More about HKUST
Automatic Localization of Code Omission Faults
The Hong Kong University of Science and Technology
Department of Computer Science and Engineering
PhD Thesis Defence
Title: "Automatic Localization of Code Omission Faults"
By
Mr. Xinming Wang
Abstract
Debugging is a tedious and expensive activity in software maintenance. To
ease debugging, researchers have proposed various dynamic analysis
techniques that aid developers in locating the program defects based on
passed and failed test runs. In this thesis, we study a prevalent type of
defects called code omission faults, which involve missing code and cannot
be ascribed to any program entity that exists in the program. Code
omission faults pose two major challenges to existing dynamic analysis
techniques. First, missing code offers no execution behavior to observe
directly. Second, even when the place of omission could have been
accurately pinpointed, it is still difficult for developers to conjecture
the missing code.
To address these challenges of code omission, we conducted an empirical
study to characterize real-world omission faults. Among non-trivial bug
fixes extracted from large open source projects GNU/GCC and MYSQL, we
found that over half of them correspond to omission faults, which can be
further categorized into 11 sub-types. Among them, we made a novel
discovery that some sub-types, such as missing-assignment or
missing-return, often induce certain dynamic control flows and data flows
patterns when they trigger program failures. We express these patterns in
an event flow language and show that by matching them against program
execution, it is possible to accurately locate these sub-types of omission
faults and infer part of the missing code.

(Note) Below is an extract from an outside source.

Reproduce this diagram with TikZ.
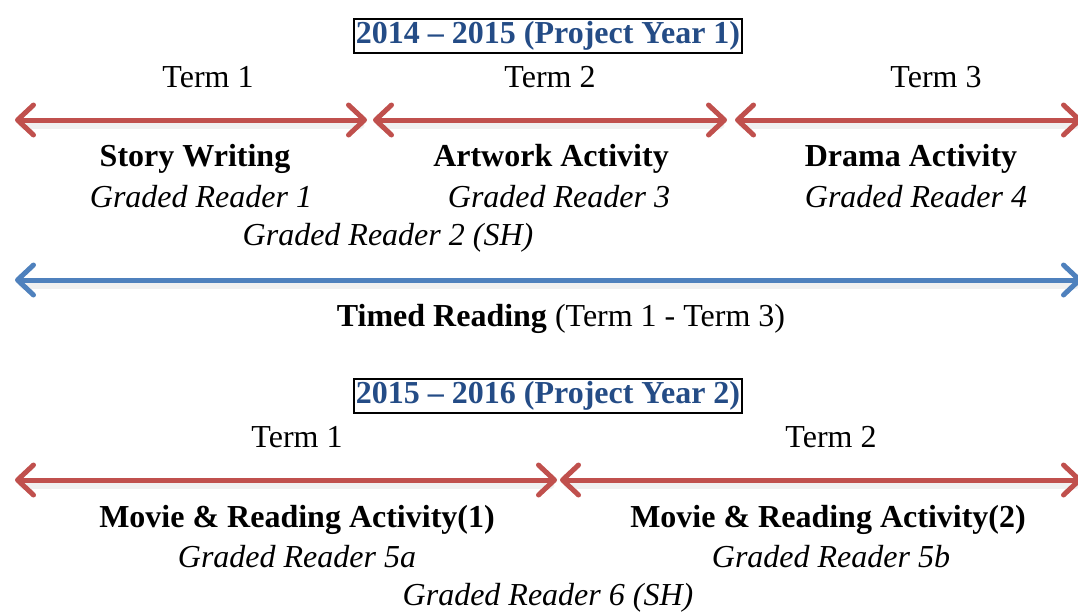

The remaining sub-types of omission faults, such as missing-if-condition
and missing-branch, are more complex and induce patterns that vary with
the missing code, which is mostly unknown at the time of debugging. For
these complex omission faults, we empirically observed that the missing
code likely appear elsewhere in a similar or even the same form. Inspired
by this observation, we propose an approach called learning-to-debug. The
basic idea is to systematically remove different parts of the program and
learn the control-/data- flow patterns that are associated with these
pieces of artificially removed code. The inferred patterns are then
applied on the original program to locate the omission faults. We have
designed a novel pattern representation and a learning algorithm in order
to make learning-to-debug scalable.
To evaluate our approaches, we used both real world and seeded omission
faults in four benchmark programs: space, grep, bc, and gcc. Promising
results are reported in the experiments.
Date: Tuesday, 24 August 2010
Time: 9:00am – 11:00am
Venue: Room 3501
Lifts 25/26
Chairman: Prof. Kai Tang (MECH)
Committee Members: Prof. Shing-Chi Cheung (Supervisor)
Prof. Lin Gu
Prof. Charles Zhang
Prof. Ajay Joneja (IELM)
Prof. Michael Lyu (Comp. Sci. & Engg., CUHK)
**** ALL are Welcome ****